Suele ocurrir que al principio comenzamos a escribir con muchísima pasión y ganas y, a medida que vamos tomando contacto con nuestras limitaciones (técnicas y de todo tipo) nos empezamos a frustrar, hasta llegar a un punto en que dudamos de nosotros mismos y de nuestra capacidad para seguir en el camino que con tanto ímpetu habíamos iniciado. Hay mucha gente que en ese punto justo decide tirar la toalla. Es un decir, porque mucha de esa gente al cabo de los años vuelve de nuevo a escribir, ya que se da cuenta de que casi más difícil que escribir es dejar de hacerlo (¿cómo dejar de ver la riqueza que aporta en tu vida?).
No me parece mal decidir que no es el momento de abrir un hueco para la escritura en tu vida (con mucho esfuerzo, porque cuesta mucho abrir huecos de libertad en el automatismo del día a día). Yo misma lo he hecho un montón de veces… y otras tantas he vuelto a la escritura como a los brazos de un entrañable y tempestuoso amante, con el que quieres estar (porque te hace sentir viva y humana) y a la vez quieres mandar lo más lejos posible (porque nunca, nunca, cumple con tus fantasiosas e irreales expectativas, y porque estar vivo implica sufrir y ver en detalle todas las imperfecciones de las que estamos hechos).
Lo que me parece inútil es achacar esa posible decisión a la falta de talento o a unas supuestas incapacidades imposibles de superar. Creo que resulta más sano admitir que no es el momento, que a uno no le compensa lo mal que lo pasa afrontando las limitaciones actuales, que no soporta no poder dedicar más tiempo a la escritura o lo que sea.

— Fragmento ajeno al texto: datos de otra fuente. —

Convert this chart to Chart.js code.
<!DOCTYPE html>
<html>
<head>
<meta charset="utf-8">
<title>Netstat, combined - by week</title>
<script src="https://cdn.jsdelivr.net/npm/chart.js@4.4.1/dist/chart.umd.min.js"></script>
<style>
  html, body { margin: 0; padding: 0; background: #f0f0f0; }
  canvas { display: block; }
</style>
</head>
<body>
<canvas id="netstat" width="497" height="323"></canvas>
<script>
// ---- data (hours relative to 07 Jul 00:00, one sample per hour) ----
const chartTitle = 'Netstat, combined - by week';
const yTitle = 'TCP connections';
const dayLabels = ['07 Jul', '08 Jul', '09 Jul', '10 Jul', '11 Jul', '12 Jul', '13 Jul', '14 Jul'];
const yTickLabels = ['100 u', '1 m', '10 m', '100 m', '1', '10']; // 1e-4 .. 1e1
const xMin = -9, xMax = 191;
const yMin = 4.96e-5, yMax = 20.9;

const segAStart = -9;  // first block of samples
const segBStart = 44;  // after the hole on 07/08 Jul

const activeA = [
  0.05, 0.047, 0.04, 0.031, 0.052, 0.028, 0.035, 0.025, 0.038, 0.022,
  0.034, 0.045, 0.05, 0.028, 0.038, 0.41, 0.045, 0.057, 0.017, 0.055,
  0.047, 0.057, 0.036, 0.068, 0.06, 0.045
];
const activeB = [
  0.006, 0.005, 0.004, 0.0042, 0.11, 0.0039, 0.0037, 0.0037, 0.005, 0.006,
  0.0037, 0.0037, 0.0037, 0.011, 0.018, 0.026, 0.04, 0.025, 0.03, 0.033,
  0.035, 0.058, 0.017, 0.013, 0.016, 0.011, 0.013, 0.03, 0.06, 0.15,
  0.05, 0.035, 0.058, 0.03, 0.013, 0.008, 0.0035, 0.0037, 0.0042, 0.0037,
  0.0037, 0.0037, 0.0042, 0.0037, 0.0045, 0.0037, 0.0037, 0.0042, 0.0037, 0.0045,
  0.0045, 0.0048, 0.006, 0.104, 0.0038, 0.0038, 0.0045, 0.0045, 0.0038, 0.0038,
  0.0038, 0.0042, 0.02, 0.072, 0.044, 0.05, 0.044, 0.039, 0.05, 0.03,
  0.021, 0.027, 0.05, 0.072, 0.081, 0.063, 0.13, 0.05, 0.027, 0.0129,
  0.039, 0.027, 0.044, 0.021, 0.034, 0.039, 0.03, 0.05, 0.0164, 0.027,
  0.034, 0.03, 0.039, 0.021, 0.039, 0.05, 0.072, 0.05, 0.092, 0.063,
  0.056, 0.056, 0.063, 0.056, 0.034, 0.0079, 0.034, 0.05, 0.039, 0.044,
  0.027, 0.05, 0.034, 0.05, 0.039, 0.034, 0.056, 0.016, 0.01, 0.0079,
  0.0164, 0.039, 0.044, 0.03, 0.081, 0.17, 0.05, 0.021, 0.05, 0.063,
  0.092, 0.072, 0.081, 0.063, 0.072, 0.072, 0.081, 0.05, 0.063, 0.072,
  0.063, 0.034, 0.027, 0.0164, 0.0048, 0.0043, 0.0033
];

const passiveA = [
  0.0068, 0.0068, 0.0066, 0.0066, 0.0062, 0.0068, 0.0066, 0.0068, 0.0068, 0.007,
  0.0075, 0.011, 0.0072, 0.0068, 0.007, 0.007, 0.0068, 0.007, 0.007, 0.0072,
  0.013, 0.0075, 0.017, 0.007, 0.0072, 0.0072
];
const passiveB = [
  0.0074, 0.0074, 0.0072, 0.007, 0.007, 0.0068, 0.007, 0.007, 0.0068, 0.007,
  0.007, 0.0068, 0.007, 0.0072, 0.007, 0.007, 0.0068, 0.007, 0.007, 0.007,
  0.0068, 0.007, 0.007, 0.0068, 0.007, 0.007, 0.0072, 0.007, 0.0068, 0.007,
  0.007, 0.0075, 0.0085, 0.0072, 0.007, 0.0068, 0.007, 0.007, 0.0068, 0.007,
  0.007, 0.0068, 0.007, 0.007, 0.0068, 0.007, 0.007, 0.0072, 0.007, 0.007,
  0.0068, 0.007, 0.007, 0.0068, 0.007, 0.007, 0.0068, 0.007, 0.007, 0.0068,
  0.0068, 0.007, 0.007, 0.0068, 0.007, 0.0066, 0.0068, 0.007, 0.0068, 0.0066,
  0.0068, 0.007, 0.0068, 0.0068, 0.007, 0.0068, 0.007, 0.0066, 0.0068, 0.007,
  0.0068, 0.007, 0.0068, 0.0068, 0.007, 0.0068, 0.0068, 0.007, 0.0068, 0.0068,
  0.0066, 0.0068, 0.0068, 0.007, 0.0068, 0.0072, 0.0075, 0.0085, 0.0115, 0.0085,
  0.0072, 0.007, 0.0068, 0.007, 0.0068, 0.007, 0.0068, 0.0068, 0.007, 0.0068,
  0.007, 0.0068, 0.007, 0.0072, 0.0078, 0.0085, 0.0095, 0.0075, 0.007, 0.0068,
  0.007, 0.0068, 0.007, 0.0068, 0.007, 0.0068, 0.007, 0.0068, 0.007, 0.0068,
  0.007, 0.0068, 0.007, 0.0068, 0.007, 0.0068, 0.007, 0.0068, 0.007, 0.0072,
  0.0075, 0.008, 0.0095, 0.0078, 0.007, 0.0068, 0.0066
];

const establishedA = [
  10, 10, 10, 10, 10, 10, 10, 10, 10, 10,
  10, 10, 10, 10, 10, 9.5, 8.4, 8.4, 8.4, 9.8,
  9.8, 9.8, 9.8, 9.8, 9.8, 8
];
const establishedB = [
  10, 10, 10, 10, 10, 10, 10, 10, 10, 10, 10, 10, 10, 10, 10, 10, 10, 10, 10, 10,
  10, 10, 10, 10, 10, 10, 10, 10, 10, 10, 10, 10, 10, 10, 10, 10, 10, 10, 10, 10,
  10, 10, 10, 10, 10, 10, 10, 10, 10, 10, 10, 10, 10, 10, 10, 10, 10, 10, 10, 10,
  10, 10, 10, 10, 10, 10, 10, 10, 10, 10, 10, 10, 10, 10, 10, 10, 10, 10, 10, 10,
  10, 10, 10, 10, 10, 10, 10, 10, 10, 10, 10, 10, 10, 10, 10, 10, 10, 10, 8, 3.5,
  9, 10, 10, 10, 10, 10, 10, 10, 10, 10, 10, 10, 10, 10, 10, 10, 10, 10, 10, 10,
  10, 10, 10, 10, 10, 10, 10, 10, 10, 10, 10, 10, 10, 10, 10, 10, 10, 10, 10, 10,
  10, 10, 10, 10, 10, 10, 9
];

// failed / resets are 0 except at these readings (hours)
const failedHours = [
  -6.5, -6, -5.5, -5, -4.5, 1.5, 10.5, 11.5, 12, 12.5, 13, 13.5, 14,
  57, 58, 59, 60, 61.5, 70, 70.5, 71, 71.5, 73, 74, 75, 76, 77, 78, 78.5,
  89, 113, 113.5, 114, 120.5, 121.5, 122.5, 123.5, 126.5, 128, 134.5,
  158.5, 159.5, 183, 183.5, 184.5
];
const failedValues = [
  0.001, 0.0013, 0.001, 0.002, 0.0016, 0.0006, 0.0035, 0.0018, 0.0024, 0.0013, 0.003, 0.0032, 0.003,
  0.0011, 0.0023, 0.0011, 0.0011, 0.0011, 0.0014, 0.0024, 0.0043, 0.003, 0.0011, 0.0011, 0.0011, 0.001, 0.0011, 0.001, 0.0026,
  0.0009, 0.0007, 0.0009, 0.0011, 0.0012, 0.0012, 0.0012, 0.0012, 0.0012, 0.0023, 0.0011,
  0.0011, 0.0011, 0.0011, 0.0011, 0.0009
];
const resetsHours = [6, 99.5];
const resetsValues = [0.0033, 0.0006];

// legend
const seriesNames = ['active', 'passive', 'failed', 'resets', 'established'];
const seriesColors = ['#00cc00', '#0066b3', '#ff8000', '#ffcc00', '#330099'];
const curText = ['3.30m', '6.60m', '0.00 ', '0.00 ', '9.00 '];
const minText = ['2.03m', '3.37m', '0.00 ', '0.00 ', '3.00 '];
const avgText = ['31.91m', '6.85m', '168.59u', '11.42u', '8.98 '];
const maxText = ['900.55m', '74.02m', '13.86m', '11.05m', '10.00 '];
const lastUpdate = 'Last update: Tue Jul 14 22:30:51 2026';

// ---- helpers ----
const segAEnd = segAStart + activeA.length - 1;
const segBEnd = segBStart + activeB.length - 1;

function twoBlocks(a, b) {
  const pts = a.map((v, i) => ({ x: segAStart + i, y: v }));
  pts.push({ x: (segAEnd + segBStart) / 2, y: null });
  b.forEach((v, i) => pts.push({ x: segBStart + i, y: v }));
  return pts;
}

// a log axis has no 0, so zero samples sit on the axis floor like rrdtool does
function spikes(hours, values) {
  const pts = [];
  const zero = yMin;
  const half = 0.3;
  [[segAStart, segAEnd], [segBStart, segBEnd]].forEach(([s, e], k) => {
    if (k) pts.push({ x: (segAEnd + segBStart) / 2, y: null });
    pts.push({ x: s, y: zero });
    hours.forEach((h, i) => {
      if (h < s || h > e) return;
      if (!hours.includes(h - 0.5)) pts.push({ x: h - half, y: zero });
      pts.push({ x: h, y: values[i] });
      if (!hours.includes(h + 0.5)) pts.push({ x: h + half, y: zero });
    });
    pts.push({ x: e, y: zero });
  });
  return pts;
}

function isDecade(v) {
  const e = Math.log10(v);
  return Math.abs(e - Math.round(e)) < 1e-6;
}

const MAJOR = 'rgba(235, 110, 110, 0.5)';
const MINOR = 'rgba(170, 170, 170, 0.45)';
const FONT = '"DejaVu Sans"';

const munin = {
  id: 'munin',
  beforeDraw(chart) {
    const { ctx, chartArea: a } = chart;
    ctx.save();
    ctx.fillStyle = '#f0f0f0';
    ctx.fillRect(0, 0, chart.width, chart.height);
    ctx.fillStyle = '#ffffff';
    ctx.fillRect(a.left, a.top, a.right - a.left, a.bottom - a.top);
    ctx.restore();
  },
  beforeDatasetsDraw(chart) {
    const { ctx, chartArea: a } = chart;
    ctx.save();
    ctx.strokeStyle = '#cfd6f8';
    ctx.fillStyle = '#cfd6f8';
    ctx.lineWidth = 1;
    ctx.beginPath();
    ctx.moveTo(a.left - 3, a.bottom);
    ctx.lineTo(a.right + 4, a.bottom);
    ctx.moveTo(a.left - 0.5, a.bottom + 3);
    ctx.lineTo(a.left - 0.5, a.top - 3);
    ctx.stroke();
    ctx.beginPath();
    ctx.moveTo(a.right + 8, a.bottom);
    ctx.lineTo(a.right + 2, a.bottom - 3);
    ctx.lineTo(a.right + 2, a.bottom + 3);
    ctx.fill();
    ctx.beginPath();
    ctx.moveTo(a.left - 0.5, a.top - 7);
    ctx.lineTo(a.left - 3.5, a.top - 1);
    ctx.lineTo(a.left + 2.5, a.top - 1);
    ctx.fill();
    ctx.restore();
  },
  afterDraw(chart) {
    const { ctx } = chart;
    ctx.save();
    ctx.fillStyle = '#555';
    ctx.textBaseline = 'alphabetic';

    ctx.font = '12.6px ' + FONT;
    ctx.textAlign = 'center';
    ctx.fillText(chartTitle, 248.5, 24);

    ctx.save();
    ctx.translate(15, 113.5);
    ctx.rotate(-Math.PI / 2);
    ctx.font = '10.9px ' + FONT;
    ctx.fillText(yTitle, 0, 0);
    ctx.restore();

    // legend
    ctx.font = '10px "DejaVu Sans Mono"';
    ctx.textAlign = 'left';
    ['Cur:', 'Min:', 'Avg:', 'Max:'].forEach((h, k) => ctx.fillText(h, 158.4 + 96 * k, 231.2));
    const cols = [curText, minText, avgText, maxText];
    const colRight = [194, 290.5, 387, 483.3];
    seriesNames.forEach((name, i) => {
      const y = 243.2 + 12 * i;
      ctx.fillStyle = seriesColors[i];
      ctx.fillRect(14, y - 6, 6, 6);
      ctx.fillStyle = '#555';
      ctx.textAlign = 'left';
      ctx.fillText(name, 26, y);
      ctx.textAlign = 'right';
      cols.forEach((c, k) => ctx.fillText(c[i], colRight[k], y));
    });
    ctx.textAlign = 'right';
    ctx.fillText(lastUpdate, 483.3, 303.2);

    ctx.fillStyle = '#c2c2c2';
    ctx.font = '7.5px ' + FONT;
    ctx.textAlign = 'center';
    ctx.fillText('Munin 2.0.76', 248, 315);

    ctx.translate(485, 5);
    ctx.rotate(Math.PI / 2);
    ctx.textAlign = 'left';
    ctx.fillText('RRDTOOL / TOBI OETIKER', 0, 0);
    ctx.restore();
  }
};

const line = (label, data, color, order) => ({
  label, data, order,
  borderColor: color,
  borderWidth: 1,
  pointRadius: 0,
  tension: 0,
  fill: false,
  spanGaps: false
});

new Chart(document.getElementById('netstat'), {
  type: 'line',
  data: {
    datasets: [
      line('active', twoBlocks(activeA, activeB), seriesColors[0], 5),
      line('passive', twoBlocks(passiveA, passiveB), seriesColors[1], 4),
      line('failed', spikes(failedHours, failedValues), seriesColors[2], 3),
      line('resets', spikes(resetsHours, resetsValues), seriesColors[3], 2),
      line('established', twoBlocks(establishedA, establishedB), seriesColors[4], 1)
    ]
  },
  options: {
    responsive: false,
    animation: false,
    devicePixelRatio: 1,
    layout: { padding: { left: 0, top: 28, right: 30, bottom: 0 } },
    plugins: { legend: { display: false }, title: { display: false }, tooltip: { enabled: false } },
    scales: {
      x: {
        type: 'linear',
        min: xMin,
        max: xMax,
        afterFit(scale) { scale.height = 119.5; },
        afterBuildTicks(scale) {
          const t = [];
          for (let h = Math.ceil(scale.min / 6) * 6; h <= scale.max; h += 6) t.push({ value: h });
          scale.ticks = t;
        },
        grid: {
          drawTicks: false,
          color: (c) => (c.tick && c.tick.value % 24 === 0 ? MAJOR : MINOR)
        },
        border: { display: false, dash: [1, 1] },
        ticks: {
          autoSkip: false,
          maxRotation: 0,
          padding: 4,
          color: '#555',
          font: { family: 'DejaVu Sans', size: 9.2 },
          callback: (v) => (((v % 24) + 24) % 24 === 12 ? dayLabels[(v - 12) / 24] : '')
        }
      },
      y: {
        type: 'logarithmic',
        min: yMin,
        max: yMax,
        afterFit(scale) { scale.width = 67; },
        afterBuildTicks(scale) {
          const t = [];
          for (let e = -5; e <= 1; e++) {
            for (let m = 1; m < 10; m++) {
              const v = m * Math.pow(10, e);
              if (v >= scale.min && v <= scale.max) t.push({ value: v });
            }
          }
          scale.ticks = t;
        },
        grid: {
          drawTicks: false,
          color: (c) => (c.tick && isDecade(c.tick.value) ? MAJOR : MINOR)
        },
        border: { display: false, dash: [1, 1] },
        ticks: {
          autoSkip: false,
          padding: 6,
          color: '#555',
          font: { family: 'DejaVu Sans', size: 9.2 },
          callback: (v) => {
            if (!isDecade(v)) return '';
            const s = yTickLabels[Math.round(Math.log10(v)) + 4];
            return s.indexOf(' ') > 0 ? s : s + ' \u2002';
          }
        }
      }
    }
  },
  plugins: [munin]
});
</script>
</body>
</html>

A veces creo que nos machacamos porque es más fácil eso que seguir trabajando, sin más, en aquello que nos gusta. Si le echamos la culpa a nuestra falta de talento, nos evitamos la responsabilidad y la disciplina de seguir aprendiendo día a día.
Personalmente no creo en el talento, aunque es una opinión como cualquier otra. En todos mis años de experiencia impartiendo clase, por delante de mí han pasado todo tipo de alumnos. Y la facilidad para la escritura (que es eso a lo que otros llaman talento) no garantizaba en absoluto que cierta persona avanzara en el aprendizaje y continuase escribiendo a lo largo de los años (que es lo que lleva, al fin y al cabo, a adquirir maestría en el oficio). Muchas de esas personas se quedaban en el camino simplemente por ser incapaces de ser autocríticas y de asumir sus debilidades. Otras estaban tan deslumbradas por ese buen hacer, por la facilidad con la que les fluían las palabras (tiene algo de hipnótica esa facilidad), que eran incapaces de detectar, entre todos esos fuegos artificiales, los puntos de mejora; a mí misma me resulta difícil ayudar a avanzar a las personas que tienen ese supuesto talento innato, porque su mismo talento nos vela a ambos el camino del aprendizaje.

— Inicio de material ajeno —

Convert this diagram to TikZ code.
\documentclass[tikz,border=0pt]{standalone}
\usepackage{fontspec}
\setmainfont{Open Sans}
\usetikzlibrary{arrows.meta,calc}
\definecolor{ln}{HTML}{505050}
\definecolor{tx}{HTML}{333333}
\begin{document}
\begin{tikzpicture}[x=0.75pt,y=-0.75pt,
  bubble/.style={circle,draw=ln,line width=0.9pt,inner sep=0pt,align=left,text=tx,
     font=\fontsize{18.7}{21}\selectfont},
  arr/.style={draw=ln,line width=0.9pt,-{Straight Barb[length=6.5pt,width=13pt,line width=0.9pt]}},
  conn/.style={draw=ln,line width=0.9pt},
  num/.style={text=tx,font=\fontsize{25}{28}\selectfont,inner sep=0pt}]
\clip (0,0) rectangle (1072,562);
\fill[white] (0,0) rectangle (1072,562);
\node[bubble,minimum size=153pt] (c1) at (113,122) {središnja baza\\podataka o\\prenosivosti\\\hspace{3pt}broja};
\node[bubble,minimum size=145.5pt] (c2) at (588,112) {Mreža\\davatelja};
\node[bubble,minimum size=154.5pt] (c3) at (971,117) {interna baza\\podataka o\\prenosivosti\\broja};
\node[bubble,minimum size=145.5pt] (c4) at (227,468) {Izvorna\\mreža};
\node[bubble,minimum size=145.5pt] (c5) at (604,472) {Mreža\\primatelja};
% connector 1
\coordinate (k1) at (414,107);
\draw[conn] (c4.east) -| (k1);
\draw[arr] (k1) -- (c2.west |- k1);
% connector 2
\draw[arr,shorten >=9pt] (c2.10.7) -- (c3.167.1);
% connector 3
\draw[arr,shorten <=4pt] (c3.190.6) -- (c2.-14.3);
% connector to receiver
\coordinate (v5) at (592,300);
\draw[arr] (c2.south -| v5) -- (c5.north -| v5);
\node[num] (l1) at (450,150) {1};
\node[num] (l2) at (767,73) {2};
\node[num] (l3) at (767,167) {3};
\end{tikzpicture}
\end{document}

Por el contrario, he visto avanzar de forma increíble a personas que no es ya que no tuviesen esa facilidad, sino que eran francamente torpes en su relación con el lenguaje. Y, sin embargo, a base de perseverancia, de escuchar con mucha atención, de darse de cabezazos ochenta mil veces (y las que hiciesen falta), de exprimirme como profesora y aclarar hasta el último resquicio de duda, de probar con diferentes estilos y personajes, etc., han acabado escribiendo buenísimos relatos. Creo, de hecho, que algunos escritores de renombre no poseían esa facilidad innata, pongamos como ejemplo a Pío Baroja, que tenía serias limitaciones estilísticas y cuyas obras, sin embargo, son interesantísimas.
Hay algo que en el aprendizaje nadie nos puede dar, ni el mejor de los profesores. Es la motivación. Cada uno se tiene que trabajar la suya, y esto tiene que ver con conocerse a uno mismo, detectar las trampas y zancadillas que se suele poner en la vida, aprender a relativizar, etc. Y a lo mejor hay un momento en que ni siquiera tiene sentido automotivarnos para escribir. Quizá necesitemos puntualmente la motivación para alguna otra cosa. Eso solo lo puede saber uno mismo.
Como profesora, lo que sí puedo hacer es animar a mi gente a que, cuando llega ese momento, no se rasgue las vestiduras ni se agarre a cuestiones como su supuesta incapacidad para la escritura. Esta actitud resulta muy dañina, y además es un daño inútil y engañoso. Resulta más útil —seamos pragmáticos con nuestras crisis, por favor, que tenemos para rato— llegar al fondo de la cuestión. El resultado final (sea que uno deje de escribir por un tiempo o no) será más fiable y eficaz.